I suppose we could go and do a chi-squared test on the results, but I’m
willing
to just eyeball it and say that that’s a good result. I’ll note that
the
average initial value is 1.99909999099991, which is really close to 2.

Now let’s try the algorithm which the Haskell paper was talking about,
and which
I said was biased:

irb(main):028:0> a = Hash.new(0); 99999.times {
a[(1…3).sort_by{rand(3)}[0]] +=
1}; a
=> {1=>52017, 2=>18490, 3=>29492}

Note how comparatively unlikely it is to get a 2 first. The average
initial
value is around 1.77.

Note that this bias lessens as the array (and therefore, the pool of
keys) grows
larger. The Haskell paper, when demonstrating bias, used an array of
size two.

    For sorting purposes, though, the particular range of
the keys is irrelevant, all that matters is that the keys are
comparable (you could use strings if you felt like it, too).

Except, as I’ve pointed out, no. It’s all about how likely you are to
get key
collisions. With a limited integer range to choose from, the chance is
comparatively high.

Regarding whether or not bias actually exists, I didn’t say that the
sorting implementation is definitely going to be biased, merely that
implementations which rely on a sort are potentially biased
depending on the underlying sorting algorithm.

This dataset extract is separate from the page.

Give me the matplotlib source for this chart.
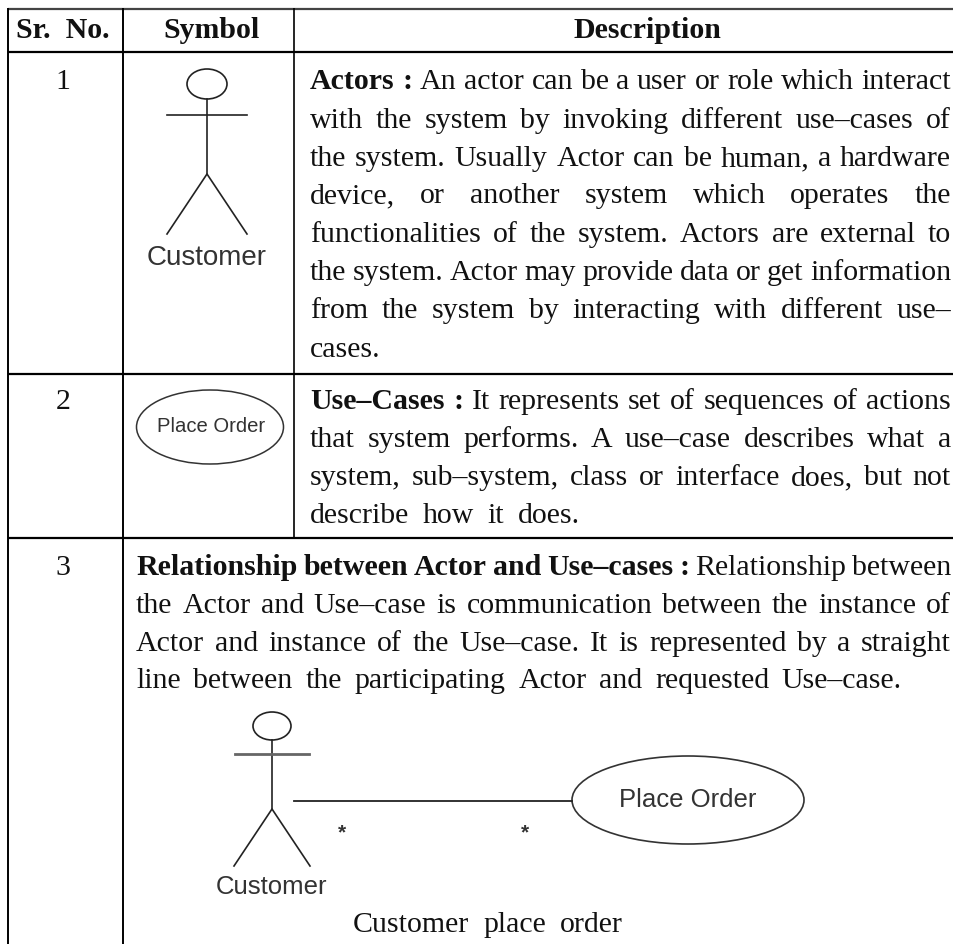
"""Rebuild the use-case symbol table with justified text lines."""
import matplotlib
matplotlib.use("Agg")
import matplotlib.pyplot as plt
from matplotlib.patches import Ellipse

SERIF = "Liberation Serif"
SANS = "Liberation Sans"
INK = "#111111"
_FS = 21.5  # body text size in points
_FS_HEAD = 21.5

HEADERS = ["Sr.  No.", "Symbol", "Description"]
ROW_NUMBERS = ["1", "2", "3"]

# each list holds the lines of one cell, as printed
ACTOR_LINES = [
    "Actors : An actor can be a user or role which interact",
    "with the system by invoking different use–cases of",
    "the system. Usually Actor can be human, a hardware",
    "device, or another system which operates the",
    "functionalities of the system. Actors are external to",
    "the system. Actor may provide data or get information",
    "from the system by interacting with different use–",
    "cases.",
]
USECASE_LINES = [
    "Use–Cases : It represents set of sequences of actions",
    "that system performs. A use–case describes what a",
    "system, sub–system, class or interface does, but not",
    "describe how it does.",
]
RELATION_LINES = [
    "Relationship between Actor and Use–cases : Relationship between",
    "the Actor and Use–case is communication between the instance of",
    "Actor and instance of the Use–case. It is represented by a straight",
    "line between the participating Actor and requested Use–case.",
]
CAPTION = "Customer place order"
ACTOR_NAME = "Customer"
USECASE_NAME = "Place Order"

fig, ax = plt.subplots(figsize=(9.54, 9.45), dpi=100)
fig.subplots_adjust(0, 0, 1, 1)
ax.set_xlim(0, 954)
ax.set_ylim(945, 0)
ax.axis("off")
renderer = fig.canvas.get_renderer()


def word_width(word, weight):
    t = ax.text(0, 0, word, family=SERIF, fontsize=_FS, fontweight=weight)
    w = t.get_window_extent(renderer).width
    t.remove()
    return w


def draw_line(line, y, x0, x1=None, n_bold=0):
    """Put words on a baseline; with x1 the gaps stretch to fill x0..x1."""
    words = line.split(" ")
    weights = ["bold" if i < n_bold else "normal" for i in range(len(words))]
    widths = [word_width(w, wt) for w, wt in zip(words, weights)]
    gap = 7.0
    if x1 is not None and len(words) > 1:
        gap = (x1 - x0 - sum(widths)) / (len(words) - 1)
    x = x0
    for w, wt, wd in zip(words, weights, widths):
        ax.text(x, y, w, family=SERIF, fontsize=_FS, fontweight=wt,
                color=INK, ha="left", va="baseline")
        x += wd + gap


def draw_actor(cx, head_y, head_w, head_h, neck_y, arm_y, arm_half, hip_y, foot_y, foot_half,
               arm_color="#222222", arm_lw=1.2):
    ax.add_patch(Ellipse((cx, head_y), head_w, head_h, fill=False, ec="#222222", lw=1.2))
    ax.plot([cx, cx], [neck_y, hip_y], color="#222222", lw=1.2)
    ax.plot([cx - arm_half, cx + arm_half], [arm_y, arm_y], color=arm_color, lw=arm_lw)
    ax.plot([cx - foot_half, cx, cx + foot_half], [foot_y, hip_y, foot_y], color="#222222", lw=1.2)


# --- Grid ---
ax.plot([8, 954], [10, 10], color="#444444", lw=1.6, solid_capstyle="butt")
for y in (53, 375, 539):
    ax.plot([8, 954], [y, y], color="black", lw=1.6, solid_capstyle="butt")
ax.plot([8, 8], [9, 945], color="black", lw=1.4, solid_capstyle="butt")
ax.plot([123, 123], [9, 945], color="black", lw=1.4, solid_capstyle="butt")
ax.plot([294, 294], [9, 539], color="black", lw=1.2, solid_capstyle="butt")

# --- Header ---
for label, x in zip(HEADERS, (63, 212, 647)):
    ax.text(x, 38, label, family=SERIF, fontsize=_FS_HEAD, fontweight="bold",
            color=INK, ha="center", va="baseline")

# --- Row numbers ---
for label, y in zip(ROW_NUMBERS, (89, 409, 575)):
    ax.text(63, y, label, family=SERIF, fontsize=_FS, color=INK, ha="center", va="baseline")

# --- Description text ---
for i, (line, y) in enumerate(zip(ACTOR_LINES, (89, 128, 166, 203, 242, 280, 318, 357))):
    draw_line(line, y, 310, 951 if i < 7 else None, n_bold=2 if i == 0 else 0)
for i, (line, y) in enumerate(zip(USECASE_LINES, (409, 447, 485, 523))):
    draw_line(line, y, 310, 951 if i < 3 else 580, n_bold=2 if i == 0 else 0)
for i, (line, y) in enumerate(zip(RELATION_LINES, (575, 613, 651, 688))):
    draw_line(line, y, 136, 951 if i < 3 else 902, n_bold=6 if i == 0 else 0)
draw_line(CAPTION, 932, 353, 623)

# --- Symbol column ---
draw_actor(207, 85, 40, 30, 100, 116, 40, 175, 235, 40)
ax.text(207, 265, ACTOR_NAME, family=SANS, fontsize=20, color="#333333",
        ha="center", va="baseline")
ax.add_patch(Ellipse((210, 428), 147, 74, fill=False, ec="#333333", lw=1.1))
ax.text(211, 427, USECASE_NAME, family=SANS, fontsize=14.6, color="#333333",
        ha="center", va="center")

# --- Relationship sketch ---
draw_actor(272, 727, 38, 28, 741, 755, 37, 810, 867, 38, arm_color="#666666", arm_lw=2.0)
ax.text(272, 894, ACTOR_NAME, family=SANS, fontsize=18.5, color="#333333",
        ha="center", va="baseline")
ax.plot([294, 572], [802, 802], color="#222222", lw=1.3)
ax.add_patch(Ellipse((688, 801), 232, 88, fill=False, ec="#333333", lw=1.2))
ax.text(688, 800, USECASE_NAME, family=SANS, fontsize=18.5, color="#333333",
        ha="center", va="center")
for x in (342, 525):
    ax.text(x, 833, "*", family=SANS, fontsize=15, fontweight="bold", color="#333333",
            ha="center", va="center")

fig.savefig("out.png", dpi=100)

Actually, the sort_by shuffling algorithm with a high chance of key
collision is
biased regardless of the details of the underlying sorting algorithm.
Let’s
take a two element list, as the haskell paper did, and consider two
possible
sorting algorithms for sorting two-element lists:

ALGORITM A: if a[0].key >= a[1].key then a.reverse else a end
ALGORITM B: if a[0].key > a[1].key then a.reverse else a end

In fact, every sorting algorithm is going to be equivalent to one of
these when
applied to a two element list. (because, given equal keys, there are
only two
choices for what to do with the list)

Now, let’s look at what happens when we use %w(x y).sort_by{rand(2)}:

1/4 of the time: The keys chosen are [0,1] - both algorithms produce
%w(x y)
1/4 of the time: The keys chosen are [1,0] - both algorithms produce
%w(y x)
1/2 of the time: The keys chosen are the same.
Algorithm A produces %w(y x)
Algorithm B produces %w(x y)

That is, a system with an algorithm A-type sort will produce %w(y x)
three-fourths of the time. A system with an algorithm B-type sort will
produce
%w(x y) three-fourths of the time. Both systems are biased, and only
algorithm
B-type systems have a stable sort.

Note that if we threw out and re-shuffled all the cases where there’s
any key
collision, we’d have an unbiased shuffle regardless of sorting
algorithms.
We’d also have to reshuffle a two-element list an average of two times
each
time we wanted a proper shuffle, a three-element list 4.5 times on
average, a
four element list 10.67 times, and an n-element list n**n / n! times.
Not
something you want to do.

difference would be if they were in C.
Ew. I meant “efficient”. In any case, it’s nice to see results that
agree with
the theory. I has suspected that the sort_by method might prove faster
because
a large proportion of its computation is done in C (the actual sort) as
compared to the all-ruby F-Y shuffle.

I gotta get a ruby translation of my sig.